September 16, 2009
About two western lowland gorillas are killed and sold in local markets as bushmeat each week in the region of Kouilou in Congo, according to an undercover investigation. It may not sound like much, but it represents about 4 percent of the local population each month, and half of the population each year. And there are likely only about 200 gorillas left in the area, the BBC reports.
[The conservation group Endangered Species International (ESI)] began its investigation by going undercover, talking to sellers and traders at food markets in Pointe Noire, the second largest city in [Congo].
Over the course of a year, investigators visited the markets twice a month, recording the amount of bushmeat for sale.
“Gorilla meat is sold pre-cut and smoked for about $6 per ‘hand-sized’ piece. Actual gorilla hands are also available,” says Mr Pierre Fidenci, president of [ESI].
“Over time we got the confidence of the sellers and traders.
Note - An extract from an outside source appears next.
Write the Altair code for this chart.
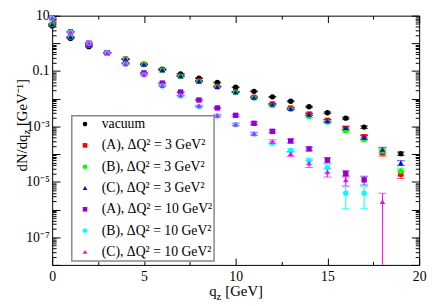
import math
import altair as alt
import pandas as pd

# ---------------- data ----------------
qz = list(range(20))

series_names = [
    "vacuum",
    "(A), ΔQ² = 3 GeV²",
    "(B), ΔQ² = 3 GeV²",
    "(C), ΔQ² = 3 GeV²",
    "(A), ΔQ² = 10 GeV²",
    "(B), ΔQ² = 10 GeV²",
    "(C), ΔQ² = 10 GeV²",
]
colors = ["#000000", "#ff0000", "#00ff00", "#0000ff", "#9400d3", "#00ffff", "#ff00ff"]
shapes = ["circle", "square", "circle", "triangle-up", "square", "circle", "triangle-up"]

vacuum = [4.27, 1.51, 0.762, 0.458, 0.267, 0.172, 0.118, 0.0794, 0.0550, 0.0387,
          0.0260, 0.0185, 0.0117, 0.00813, 0.00516, 0.00313, 0.00199, 0.000946, None, 0.000104]
a3 = [4.85, 1.67, 0.86, 0.455, 0.27, 0.175, 0.11, 0.066, 0.0435, 0.0278,
      0.0177, 0.0113, 0.0065, 0.0046, 0.0028, 0.00165, 0.00083, 0.00042, 0.000113, 0.000019]
b3 = [4.8, 1.66, 0.85, 0.45, 0.268, 0.172, 0.108, 0.064, 0.042, 0.0265,
      0.0168, 0.0106, 0.0057, 0.0042, 0.0023, 0.00144, 0.00072, 0.00034, 0.000129, 0.000024]
c3 = [4.89, 1.69, 0.867, 0.458, 0.271, 0.176, 0.111, 0.0661, 0.0433, 0.0275,
      0.0175, 0.0112, 0.0064, 0.0044, 0.00273, 0.0016, 0.000895, 0.000404, 0.000147, 0.0000481]
a10 = [8.3, 2.6, 1.02, 0.46, 0.195, 0.086, 0.0369, 0.0175, 0.00902, 0.00466,
       0.00252, 0.0013, 0.000667, 0.0003, 0.000155, 0.000061, 0.00002, 0.0000118, None, None]
b10 = [8.1, 2.5, 0.98, 0.45, 0.178, 0.073, 0.029, 0.0125, 0.0052, 0.0024,
       0.00115, 0.00053, 0.00025, 0.000135, 0.000058, 0.0000315, 0.00000387, 0.00000387, None, None]
c10 = [8.3, 2.58, 1.02, 0.458, 0.182, 0.0757, 0.0298, 0.0134, 0.00558, 0.00252,
       0.0012, 0.000555, 0.000286, 0.000104, 0.0000469, 0.0000229, 0.0000118, None, 0.00000194, None]

# relative errors (fraction of value)
err_vac = [0.03] * 13 + [0.04, 0.05, 0.06, 0.08, 0.1, None, 0.15]
err_a3 = [0.03] * 12 + [0.05, 0.07, 0.08, 0.1, 0.15, 0.18, 0.25, 0.3]
err_b3 = [0.03] * 12 + [0.05, 0.07, 0.08, 0.1, 0.15, 0.18, 0.25, 0.3]
err_c3 = [0.03] * 12 + [0.05, 0.07, 0.08, 0.1, 0.15, 0.18, 0.2, 0.2]
err_a10 = [0.03] * 8 + [0.05, 0.06, 0.08, 0.1, 0.12, 0.16, 0.15, 0.22, 0.25, 0.35, None, None]
err_b10 = [0.03] * 8 + [0.05, 0.07, 0.1, 0.12, 0.15, 0.15, 0.25, 0.3, 0.72, 0.72, None, None]
err_c10 = [0.03] * 8 + [0.05, 0.07, 0.1, 0.12, 0.15, 0.2, 0.3, 0.35, 0.4, None, 1.0, None]

x_major = [0, 5, 10, 15, 20]
x_minor = [2.5, 7.5, 12.5, 17.5]
y_major = [10.0 ** e for e in range(-8, 2)]
y_minor = [k * 10.0 ** e for e in range(-8, 1) for k in range(2, 10)]
y_label_vals = [10, 0.1, 1e-3, 1e-5, 1e-7]
y_label_txt = ["10", "0.1", "10⁻³", "10⁻⁵", "10⁻⁷"]

# ---------------- table ----------------
values = [vacuum, a3, b3, c3, a10, b10, c10]
errors = [err_vac, err_a3, err_b3, err_c3, err_a10, err_b10, err_c10]
rows = []
for name, vals, errs in zip(series_names, values, errors):
    for x, v, r in zip(qz, vals, errs):
        if v is None:
            continue
        e = v * r
        lo = v - e
        rows.append({
            "series": name, "qz": x, "v": v, "hi": v + e,
            "lo": lo if lo > 0 else None,
            "lo_bar": lo if lo > 0 else 1e-12,
        })
df = pd.DataFrame(rows)

W, H = 374, 254
FONT = "Liberation Serif"
xs = alt.Scale(domain=[0, 20], nice=False, zero=False)
ys = alt.Scale(type="log", domain=[1e-8, 10], clamp=True, nice=False)


def col(legend=False):
    if legend:
        return alt.Color("series:N", scale=alt.Scale(domain=series_names, range=colors), title=None)
    return alt.Color("series:N", scale=alt.Scale(domain=series_names, range=colors), legend=None)


rules = alt.Chart(df).mark_rule(strokeWidth=1).encode(
    x=alt.X("qz:Q", scale=xs, axis=None),
    y=alt.Y("lo_bar:Q", scale=ys, axis=None),
    y2="hi:Q",
    color=col(),
)
cap_hi = alt.Chart(df).mark_tick(orient="horizontal", size=8, thickness=1).encode(
    x=alt.X("qz:Q", scale=xs, axis=None),
    y=alt.Y("hi:Q", scale=ys, axis=None),
    color=col(),
)
cap_lo = alt.Chart(df).mark_tick(orient="horizontal", size=8, thickness=1).encode(
    x=alt.X("qz:Q", scale=xs, axis=None),
    y=alt.Y("lo:Q", scale=ys, axis=None),
    color=col(),
)
points = alt.Chart(df).mark_point(filled=True, size=30, opacity=1).encode(
    x=alt.X("qz:Q", scale=xs, axis=None),
    y=alt.Y("v:Q", scale=ys, axis=None),
    color=col(True),
    shape=alt.Shape("series:N", scale=alt.Scale(domain=series_names, range=shapes), title=None),
)


def axis_layer(xaxis, yaxis):
    return alt.Chart(df).mark_point(opacity=0).encode(
        x=alt.X("qz:Q", scale=xs, axis=xaxis),
        y=alt.Y("v:Q", scale=ys, axis=yaxis),
    )


common = dict(grid=False, domain=False, title=None)
lab_expr = " : ".join(
    f"abs(log(datum.value)/LN10 - ({math.log10(v):.0f})) < 0.01 ? '{t}'"
    for v, t in zip(y_label_vals, y_label_txt)
) + " : ''"

ax_labels = axis_layer(
    alt.Axis(values=x_major, format="d", ticks=False, labelFont=FONT, labelFontSize=14,
             labelColor="black", labelPadding=5, labelFlush=False, **common),
    alt.Axis(values=y_label_vals, labelExpr=lab_expr, ticks=False, labelFont=FONT,
             labelFontSize=14, labelColor="black", labelPadding=3, labelOverlap=False, **common),
)
ax_in1_major = axis_layer(
    alt.Axis(orient="top", offset=-H, values=x_major, tickSize=7, labels=False, tickColor="black", **common),
    alt.Axis(orient="right", offset=-W, values=y_major, tickSize=8, labels=False, tickColor="black", **common),
)
ax_in1_minor = axis_layer(
    alt.Axis(orient="top", offset=-H, values=x_minor, tickSize=3.5, labels=False, tickColor="black", **common),
    alt.Axis(orient="right", offset=-W, values=y_minor, tickSize=4, labels=False, tickColor="black", **common),
)
ax_in2_major = axis_layer(
    alt.Axis(orient="bottom", offset=-H, values=x_major, tickSize=7, labels=False, tickColor="black", **common),
    alt.Axis(orient="left", offset=-W, values=y_major, tickSize=8, labels=False, tickColor="black", **common),
)
ax_in2_minor = axis_layer(
    alt.Axis(orient="bottom", offset=-H, values=x_minor, tickSize=3.5, labels=False, tickColor="black", **common),
    alt.Axis(orient="left", offset=-W, values=y_minor, tickSize=4, labels=False, tickColor="black", **common),
)


def txt(s, x, y, size=15, angle=0):
    kw = dict(align="left", baseline="alphabetic", font=FONT, fontSize=size, color="black")
    if angle:
        kw["angle"] = angle
    return alt.Chart(pd.DataFrame({"t": [s]})).mark_text(**kw).encode(
        text="t:N", x=alt.value(x), y=alt.value(y))


titles = [
    txt("q", 160, 285.5),
    txt("z", 167.5, 289.5, size=11),
    txt("[GeV]", 176.5, 285.5),
    txt("dN/dq", -26, 158.7, angle=270),
    txt("z", -22.5, 121.2, size=11, angle=270),
    txt("[GeV⁻¹]", -26, 112.5, angle=270),
]

chart = alt.layer(
    ax_in1_major, ax_in1_minor, ax_in2_major, ax_in2_minor, ax_labels,
    rules, cap_hi, cap_lo, points, *titles,
).resolve_axis(x="independent", y="independent").resolve_scale(
    color="independent", shape="independent"
).properties(
    width=W, height=H,
    autosize=alt.AutoSizeParams(type="none"),
    padding={"left": 45, "top": 5, "right": 9, "bottom": 37},
).configure_view(stroke="black", strokeWidth=1).configure_legend(
    orient="none", legendX=20, legendY=102, padding=1.5, rowPadding=7.7,
    labelFont=FONT, labelFontSize=14, labelColor="black", labelLimit=300,
    symbolSize=22, symbolOffset=5, labelOffset=10, symbolStrokeWidth=0,
    strokeColor="#888888", strokeWidth=1.5, fillColor="white",
)

chart.save("out.html", embed_options={"renderer": "svg", "actions": False})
They gave us the origin of the gorilla meat and it all comes from a single region.”
ESI estimates that about 300 gorillas end up as bushmeat in Congo each year.
The Western lowland gorilla is the species of gorilla we’re probably all most familiar with, as they are the ones that are usually found in zoos. (Actually, they’re a subspecies of Gorilla gorilla, the other being the even rarer Cross River gorilla.) And though the 2007 discovery of a previously undiscovered population of the animals in northern Congo was promising, the species is still endangered, threatened by habitat destruction through logging and by outbreaks of the Ebola virus, in addition to commercial hunting.
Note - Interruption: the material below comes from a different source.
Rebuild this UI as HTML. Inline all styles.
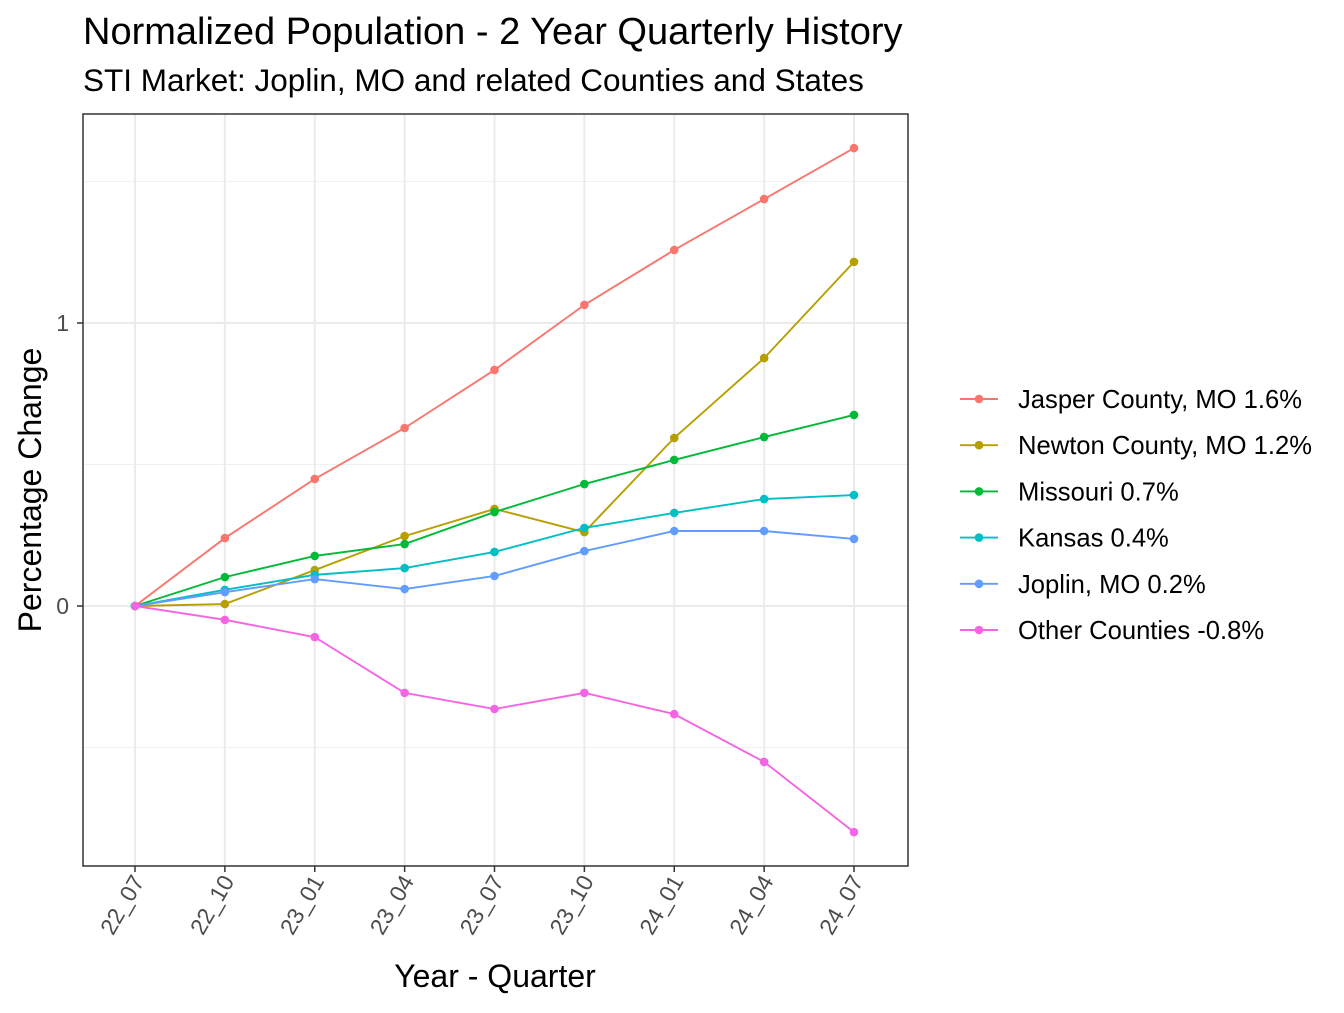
<!DOCTYPE html>
<html><head><meta charset="utf-8"><style>
body{margin:0;background:#fff;}
svg{font-family:"Liberation Sans",Arial,sans-serif;}
</style></head><body>
<svg id="c" width="1344" height="1008">
<text x="83" y="44" font-size="38" fill="#000">Normalized Population - 2 Year Quarterly History</text>
<text x="83" y="91" font-size="31.5" fill="#000">STI Market: Joplin, MO and related Counties and States</text>
<g id="grid"></g>
<g id="plot"></g>
<rect x="83" y="114" width="825" height="752" fill="none" stroke="#333" stroke-width="1.5"/>
<g id="axes"></g>
<text transform="translate(41,490) rotate(-90)" text-anchor="middle" font-size="32">Percentage Change</text>
<text x="495" y="987" text-anchor="middle" font-size="32">Year - Quarter</text>
<g id="legend"></g>
</svg>
<script>
const categories=["22_07","22_10","23_01","23_04","23_07","23_10","24_01","24_04","24_07"];
const seriesNames=["Jasper County, MO 1.6%","Newton County, MO 1.2%","Missouri 0.7%","Kansas 0.4%","Joplin, MO 0.2%","Other Counties -0.8%"];
const colors=["#F8766D","#B79F00","#00BA38","#00BFC4","#619CFF","#F564E3"];
const jasper=[0,0.24,0.449,0.629,0.834,1.064,1.258,1.438,1.618];
const newton=[0,0.007,0.127,0.247,0.343,0.261,0.594,0.876,1.216];
const missouri=[0,0.102,0.177,0.219,0.332,0.431,0.516,0.597,0.675];
const kansas=[0,0.057,0.11,0.134,0.191,0.276,0.329,0.378,0.392];
const joplin=[0,0.049,0.095,0.06,0.106,0.194,0.265,0.265,0.237];
const other=[0,-0.049,-0.11,-0.307,-0.364,-0.307,-0.382,-0.551,-0.799];
const yTicks=[0,1];
const yMinor=[-0.5,0.5,1.5];
const series=[jasper,newton,missouri,kansas,joplin,other];
const NS="http://www.w3.org/2000/svg";
const X=i=>135+i*89.875;
const Y=v=>606-v*283;
function mk(t,a,p){const e=document.createElementNS(NS,t);for(const k in a)e.setAttribute(k,a[k]);p.appendChild(e);return e;}
const grid=document.getElementById('grid'),plot=document.getElementById('plot'),axes=document.getElementById('axes'),leg=document.getElementById('legend');
yMinor.forEach(v=>{const l=mk('line',{x1:83,x2:908,y1:Y(v),y2:Y(v),stroke:'#f0f0f0','stroke-width':1},grid);

});
yTicks.forEach(v=>{const l=mk('line',{x1:83,x2:908,y1:Y(v),y2:Y(v),stroke:'#ebebeb','stroke-width':2},grid);


const t=mk('line',{x1:77,x2:83,y1:Y(v),y2:Y(v),stroke:'#333','stroke-width':1.5},axes);


const tx=mk('text',{x:69,y:Y(v)+8,'text-anchor':'end','font-size':23,fill:'#4d4d4d'},axes);tx.textContent=v;

});
categories.forEach((c,i)=>{const l=mk('line',{x1:X(i),x2:X(i),y1:114,y2:866,stroke:'#ebebeb','stroke-width':2},grid);


const t=mk('line',{x1:X(i),x2:X(i),y1:866,y2:872,stroke:'#333','stroke-width':1.5},axes);


const tx=mk('text',{transform:`translate(${X(i)+10},${881}) rotate(-60)`,'text-anchor':'end','font-size':23,fill:'#4d4d4d'},axes);tx.textContent=c;

});
series.forEach((s,k)=>{const g=mk('g',{},plot);


const p=mk('polyline',{points:s.map((v,i)=>X(i)+','+Y(v)).join(' '),fill:'none',stroke:colors[k],'stroke-width':1.9},g);


s.forEach((v,i)=>{const c=mk('circle',{cx:X(i),cy:Y(v),r:4.3,fill:colors[k]},g);

});
const ly=399+k*46.2;
const le=mk('g',{},leg);


mk('line',{x1:960,x2:998,y1:ly,y2:ly,stroke:colors[k],'stroke-width':1.9},le);
mk('circle',{cx:979,cy:ly,r:4.3,fill:colors[k]},le);
const t=mk('text',{x:1018,y:ly+9,'font-size':25.6},le);t.textContent=seriesNames[k];});
</script>
</body></html>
Mr Fidenci hopes to go back to Kouilou to find out more about the remaining gorillas living there and to find a way to conserve them.
“We intend to stop the killing in the area by providing alternative income to locals and working with hunters not against them. We hope to conduct conservation awareness with educational programs with other NGOs and to create a gorilla nature reserve.”…
Currently, little is done in the country to prevent the poaching of bushmeat, Mr Fidenci says.
“Enforcement does not exist. Even though there are existing laws which protect endangered wildlife against such activities.”
Saving Kouilou’s gorillas may be a small goal for conservationists, but this species could use all the help it can get.
August 6, 2009
An orangutan will produce an alarm call known as a “kiss squeak” when it encounters a predator like a snake or a human. The kiss squeak is produced by drawing a sharp intake of air through pursed lips (see this video for an example). Sometimes, though, an orangutan will take a branch, strip the leaves from it, hold the leaves in front of its mouth and then make the sound. Why?
Researchers studying the wild Bornean organutan (Pongo pygmaeus wurmbii) recorded kiss squeaks made by the animals near a research station. (Their study appears in the Proceedings of the Royal Society B.) They found that the leaves lowered the maximum frequency of the sound (i.e., made it deeper). Also, smaller orangutans were more likely to use the leaves.
The orangutans appear to be using the leaves to make themselves sound like they are bigger than they really are. The scientists say that this is the first case of an animal using a tool to manipulate sound.
November 25, 2008
One of the first Smithsonian articles I worked on was last year’s Guerrillas in Their Midst, about the endangered mountain gorillas of Rwanda and Congo. Though the animals in Rwanda appeared to be doing well and supporting a thriving tourism business, the story in Virunga National Park in Congo was not so pleasant.
In July 2007, four members of the Rugendo gorilla family, which had been visited by our reporter, were killed. A total of ten gorillas were killed that year in the park. Then in January, we reported that the rangers who protected the park had been barred from accessing the gorillas because of the conflict between the Congolese army and rebel forces led by ex-general Laurent Nkunda. Of course, the rangers weren’t the only ones affected by the fighting; 800,000 people were forced from their homes, according to the United Nations.
Fighting flared again in Congo in recent weeks, displacing another 200,000 people. Virunga’s park rangers, who had been able to return to some of the park in recent months, were forced to flee into the forests when their headquarters were overtaken by rebel troops.
But now some promising news: 120 rangers returned to the park on Friday after the chief warden, Emmanuel de Merode, negotiated their safe return. As he told the Environmental News Service, “Rangers are neutral in this conflict, and it is right that they should be allowed to do their job.”
Though the rangers now plan to start a long-neglected survey of the park’s gorilla population, cleaning up will have to be a priority. Their facilities have been abandoned for the last 14 months and much of their supplies and equipment were stolen in the conflict. It may be a long while until we know how many of the gorillas survived.